Exercise task: Return the lines below exactly, from the first line to the line that contains "from matplotlib.ticker import". Leave out pictures.

Given material:

* * * * * * * * *

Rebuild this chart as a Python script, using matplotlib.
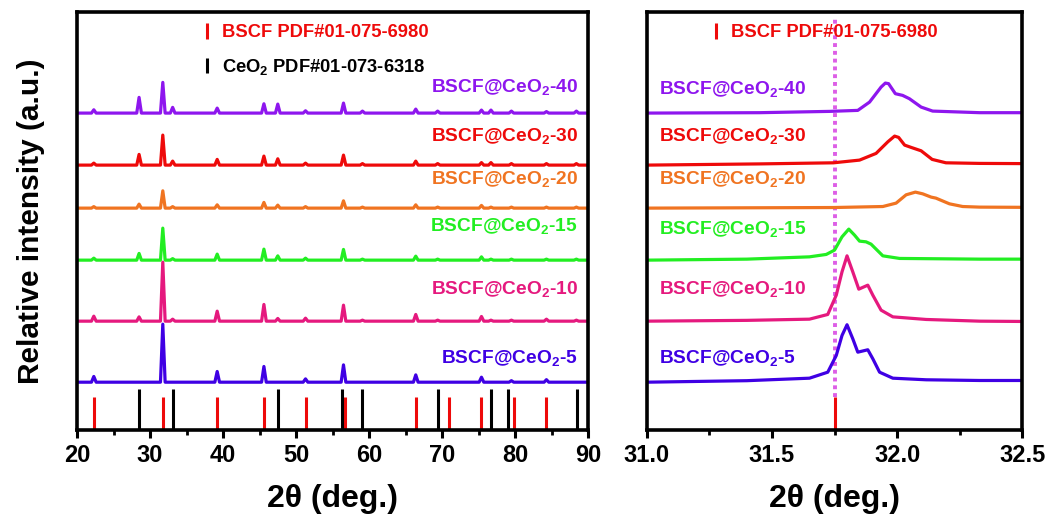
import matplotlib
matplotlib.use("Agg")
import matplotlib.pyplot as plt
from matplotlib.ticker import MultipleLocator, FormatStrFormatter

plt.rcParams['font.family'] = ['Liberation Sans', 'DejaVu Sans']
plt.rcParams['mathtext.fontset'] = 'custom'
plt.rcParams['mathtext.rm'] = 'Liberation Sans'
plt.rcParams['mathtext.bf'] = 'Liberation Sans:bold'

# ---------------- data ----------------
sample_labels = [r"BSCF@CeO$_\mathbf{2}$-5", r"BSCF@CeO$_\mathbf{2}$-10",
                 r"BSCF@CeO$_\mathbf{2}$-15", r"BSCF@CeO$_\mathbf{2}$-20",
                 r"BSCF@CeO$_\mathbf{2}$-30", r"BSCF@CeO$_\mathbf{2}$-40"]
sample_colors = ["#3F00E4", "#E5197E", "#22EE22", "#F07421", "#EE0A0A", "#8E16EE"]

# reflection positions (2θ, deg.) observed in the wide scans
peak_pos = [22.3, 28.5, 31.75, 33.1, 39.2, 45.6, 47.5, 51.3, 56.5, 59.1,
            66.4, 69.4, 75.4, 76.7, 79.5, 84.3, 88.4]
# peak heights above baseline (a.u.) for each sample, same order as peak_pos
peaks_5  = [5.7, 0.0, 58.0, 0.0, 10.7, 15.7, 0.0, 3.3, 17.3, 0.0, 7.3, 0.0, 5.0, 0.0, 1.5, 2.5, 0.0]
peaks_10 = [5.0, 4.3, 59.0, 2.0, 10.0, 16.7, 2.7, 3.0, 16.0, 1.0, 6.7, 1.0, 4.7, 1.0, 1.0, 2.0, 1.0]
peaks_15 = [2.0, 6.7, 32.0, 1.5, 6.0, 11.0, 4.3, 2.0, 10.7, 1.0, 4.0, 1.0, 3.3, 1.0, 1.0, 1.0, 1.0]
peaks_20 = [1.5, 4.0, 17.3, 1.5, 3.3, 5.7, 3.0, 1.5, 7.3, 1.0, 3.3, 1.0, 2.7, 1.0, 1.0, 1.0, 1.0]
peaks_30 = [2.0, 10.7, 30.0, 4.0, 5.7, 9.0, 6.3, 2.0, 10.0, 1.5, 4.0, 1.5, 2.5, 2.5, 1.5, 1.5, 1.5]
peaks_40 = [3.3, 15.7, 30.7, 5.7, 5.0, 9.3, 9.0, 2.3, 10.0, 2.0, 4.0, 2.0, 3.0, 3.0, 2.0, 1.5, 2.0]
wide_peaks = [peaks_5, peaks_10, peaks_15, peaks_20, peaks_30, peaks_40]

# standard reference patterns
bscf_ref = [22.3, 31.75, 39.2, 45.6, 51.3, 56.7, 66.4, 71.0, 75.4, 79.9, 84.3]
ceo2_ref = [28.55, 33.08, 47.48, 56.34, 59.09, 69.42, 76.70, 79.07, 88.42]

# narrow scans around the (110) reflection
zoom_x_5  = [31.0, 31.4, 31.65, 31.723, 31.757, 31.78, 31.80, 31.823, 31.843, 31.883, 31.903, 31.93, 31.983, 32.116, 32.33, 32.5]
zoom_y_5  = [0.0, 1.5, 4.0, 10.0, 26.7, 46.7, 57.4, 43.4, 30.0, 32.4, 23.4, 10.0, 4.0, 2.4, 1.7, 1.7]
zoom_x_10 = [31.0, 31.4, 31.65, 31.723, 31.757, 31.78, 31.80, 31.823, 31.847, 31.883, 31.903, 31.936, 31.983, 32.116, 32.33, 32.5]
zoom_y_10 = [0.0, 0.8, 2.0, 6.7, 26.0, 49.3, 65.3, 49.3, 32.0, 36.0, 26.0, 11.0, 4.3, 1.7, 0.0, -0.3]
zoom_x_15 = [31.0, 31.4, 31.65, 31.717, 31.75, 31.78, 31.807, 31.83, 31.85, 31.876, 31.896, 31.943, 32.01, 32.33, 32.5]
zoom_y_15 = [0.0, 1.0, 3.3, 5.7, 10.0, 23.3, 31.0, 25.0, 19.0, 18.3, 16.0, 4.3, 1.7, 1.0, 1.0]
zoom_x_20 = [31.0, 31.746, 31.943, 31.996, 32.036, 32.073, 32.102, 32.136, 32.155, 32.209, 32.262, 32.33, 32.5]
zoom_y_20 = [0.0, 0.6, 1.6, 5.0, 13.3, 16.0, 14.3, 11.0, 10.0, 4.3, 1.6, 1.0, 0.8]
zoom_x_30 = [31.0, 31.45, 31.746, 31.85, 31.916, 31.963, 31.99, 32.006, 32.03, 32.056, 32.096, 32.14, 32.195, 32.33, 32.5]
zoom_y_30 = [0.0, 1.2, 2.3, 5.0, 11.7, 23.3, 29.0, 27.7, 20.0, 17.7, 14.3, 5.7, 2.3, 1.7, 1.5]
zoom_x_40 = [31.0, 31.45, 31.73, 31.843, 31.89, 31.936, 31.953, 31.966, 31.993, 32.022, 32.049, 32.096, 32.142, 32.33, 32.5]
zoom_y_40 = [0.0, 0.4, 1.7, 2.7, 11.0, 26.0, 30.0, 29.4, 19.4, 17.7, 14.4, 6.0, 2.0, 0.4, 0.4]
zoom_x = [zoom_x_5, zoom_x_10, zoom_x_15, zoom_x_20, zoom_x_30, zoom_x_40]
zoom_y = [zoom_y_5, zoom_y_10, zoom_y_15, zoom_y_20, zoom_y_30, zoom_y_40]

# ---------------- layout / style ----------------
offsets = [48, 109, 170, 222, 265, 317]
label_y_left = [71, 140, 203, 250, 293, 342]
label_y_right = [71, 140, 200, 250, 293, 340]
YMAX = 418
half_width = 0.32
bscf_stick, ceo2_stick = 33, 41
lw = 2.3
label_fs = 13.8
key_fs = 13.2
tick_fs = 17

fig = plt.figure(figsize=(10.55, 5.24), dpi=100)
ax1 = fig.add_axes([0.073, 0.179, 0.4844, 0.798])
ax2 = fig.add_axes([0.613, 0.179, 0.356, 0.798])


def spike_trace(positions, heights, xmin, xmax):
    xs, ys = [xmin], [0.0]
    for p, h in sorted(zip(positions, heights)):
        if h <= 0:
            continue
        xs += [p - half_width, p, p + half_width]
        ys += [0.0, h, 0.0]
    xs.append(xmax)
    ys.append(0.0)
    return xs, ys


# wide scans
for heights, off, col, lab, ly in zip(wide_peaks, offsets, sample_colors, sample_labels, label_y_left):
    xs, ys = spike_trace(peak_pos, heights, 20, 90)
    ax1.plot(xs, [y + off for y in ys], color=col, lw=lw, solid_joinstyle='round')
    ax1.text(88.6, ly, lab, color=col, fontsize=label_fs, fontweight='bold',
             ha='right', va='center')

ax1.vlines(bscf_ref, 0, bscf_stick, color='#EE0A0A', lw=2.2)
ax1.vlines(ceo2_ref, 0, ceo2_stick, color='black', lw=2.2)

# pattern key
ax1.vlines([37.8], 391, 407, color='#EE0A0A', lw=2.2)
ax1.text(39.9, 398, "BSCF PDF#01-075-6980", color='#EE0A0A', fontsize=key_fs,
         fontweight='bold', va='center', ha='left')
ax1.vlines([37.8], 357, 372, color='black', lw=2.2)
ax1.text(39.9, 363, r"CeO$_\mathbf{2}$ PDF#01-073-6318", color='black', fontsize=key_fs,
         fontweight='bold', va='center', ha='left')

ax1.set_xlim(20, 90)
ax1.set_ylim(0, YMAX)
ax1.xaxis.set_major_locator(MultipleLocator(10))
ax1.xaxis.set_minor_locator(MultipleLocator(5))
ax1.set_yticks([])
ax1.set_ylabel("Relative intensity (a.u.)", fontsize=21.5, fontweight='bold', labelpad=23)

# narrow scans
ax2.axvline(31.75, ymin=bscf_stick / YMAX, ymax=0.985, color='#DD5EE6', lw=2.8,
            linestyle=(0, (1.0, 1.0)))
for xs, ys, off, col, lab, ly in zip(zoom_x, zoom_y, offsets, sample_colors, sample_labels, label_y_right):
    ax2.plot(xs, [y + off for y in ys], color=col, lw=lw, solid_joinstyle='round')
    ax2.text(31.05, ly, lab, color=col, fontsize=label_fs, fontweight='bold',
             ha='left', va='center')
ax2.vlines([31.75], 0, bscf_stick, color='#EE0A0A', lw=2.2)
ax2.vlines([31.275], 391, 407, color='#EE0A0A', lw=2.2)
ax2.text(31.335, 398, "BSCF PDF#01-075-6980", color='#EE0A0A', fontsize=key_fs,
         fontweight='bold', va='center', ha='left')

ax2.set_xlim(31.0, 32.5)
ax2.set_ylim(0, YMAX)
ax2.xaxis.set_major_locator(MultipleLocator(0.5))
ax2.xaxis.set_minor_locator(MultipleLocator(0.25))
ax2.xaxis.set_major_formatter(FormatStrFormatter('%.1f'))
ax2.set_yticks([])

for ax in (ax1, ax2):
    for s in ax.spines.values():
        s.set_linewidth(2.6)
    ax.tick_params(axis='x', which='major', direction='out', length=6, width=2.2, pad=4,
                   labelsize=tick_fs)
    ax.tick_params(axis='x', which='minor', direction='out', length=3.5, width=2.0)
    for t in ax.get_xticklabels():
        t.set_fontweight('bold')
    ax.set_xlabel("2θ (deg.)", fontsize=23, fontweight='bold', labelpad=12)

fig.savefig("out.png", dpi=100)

* * * * * * * * *

Correct answer:
Rebuild this chart as a Python script, using matplotlib.
import matplotlib
matplotlib.use("Agg")
import matplotlib.pyplot as plt
from matplotlib.ticker import MultipleLocator, FormatStrFormatter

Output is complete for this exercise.